The joys of reinstallation and notes to myself.

6

> Notes to myself

  1. Get it in writing. By writing I mean handwritten. Analogue documents, such as diaries, have to be physically acquired, they cannot be hacked.
  2. Conversely, anything electronically out there is public. You can use this in your favour
  3. Take notes of any singificant meeting. THere are ways of doing this in bullet points, including linking your notes back to the page where you are.
  4. When you have considered the notes and written down in your dairy what you want to do, send a email indicating this is the agreed plan, and saying you will act on it as discussed
  5. To quote Adam, wait half an hour for the phone call telling you not to do this. If so, document that as well

The quote teh Adam, cleaning it up a bit. There are people at work who hate you and will try to destroy you.

So be innocent as a dove, but have an understanding of how to be cunning as a snake.

I mean he didn’t get it in writing. Let’s take a look at why this is so and why it’s so important for readers to understand this.

First of all, it may be hard to believe but most people at your workplace don’t wish you well all that much. They’re mostly indifferent, which means there is no way in hell that they are going to stick their neck on the line if you fuck up. In addition to that, there are a few people at work who hate your guts or want your job or a combination of both. These individuals will happily set you up for a fall if it is within their power to do so.
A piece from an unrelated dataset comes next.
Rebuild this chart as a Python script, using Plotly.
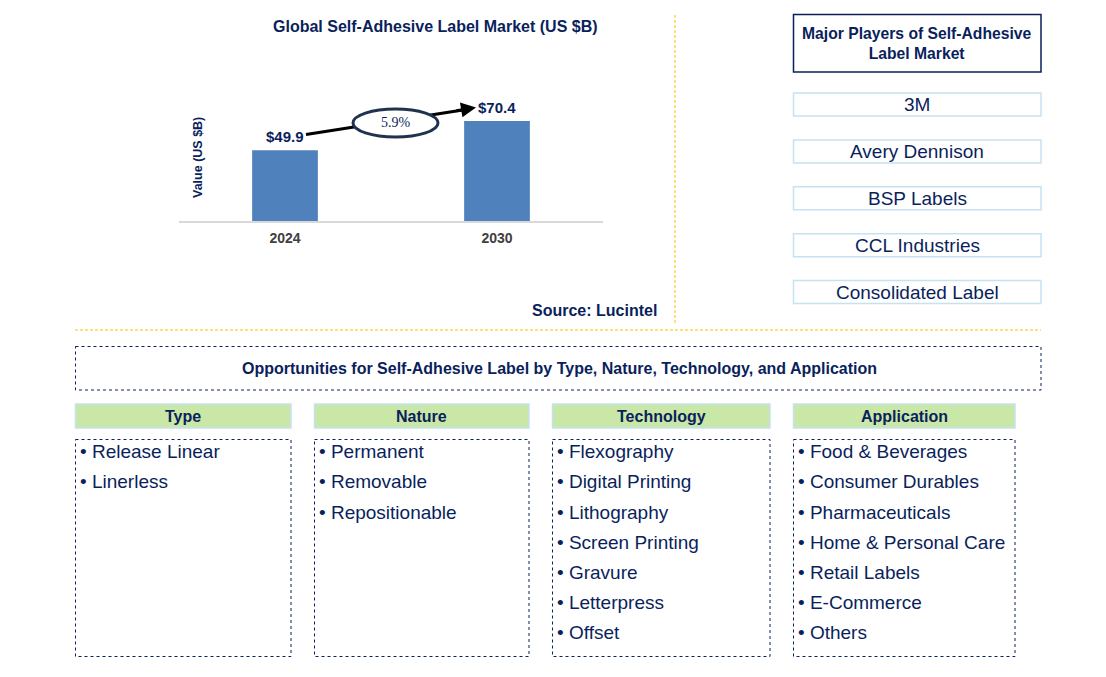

You can’t watch out for all of these but what you can do is to cover your own butt, (CYOB), and you do that by getting everything in writing.

All he had to do was to fire off an email, CCing in everyone concerned, along the lines of the following, and please feel free to use it as a template:

Dear XXXXXX,

Just to confirm our recent conversation regarding posting online the information XXXX, and that you have all acknowledged that this will be good for company XXXX, and that I have explicit permission to do so on XXXX website.

Kind Regards,

I am not a moron.

After you press send on this email, just sit by your phone for the next 30 seconds. It will then precede to ring. When you answer the phone, one of the email recipients will be on the other end of the line and will be rather agitated. They will express dismay that you would put such a thing in writing. Isn’t their word good enough? Murmur your understanding but hold firm until they officially withdraw your permission to do XYZ.

I reocmmend you use a semi structered note book with a calendar at teh front. And know your way around bullet journalling, including the long journal form.

Reisntallation in KaOs

Now thet the holidays are over and I have managed to get the basic stuff up and running, there had to be some adjustments.

The first was getting spotify up and running. Fortunately the community has managed to get this up and running — and the only issue was getting a dependency running. In general, use the KaOS community, the the AUR from arch linux, and if that does not work, the appimage.

With Rawtherapee, I stronly suggest you use the appimage. It integrates fairly easily.

Digkiam, THunderbird, Firefox and Google Chrome? Scripts are available on the front page to get them working.

Then comes the fun bit. Copying over all the files from the backup disk, and ensuring that there is no trash.

The main problem is that the old photos are very, very noisy.

2 replies on “The joys of reinstallation and notes to myself.”

Sometimes nothing works initially, but when the inquiry starts having the emails and diary helps hugely. Got that T shirt, sadly.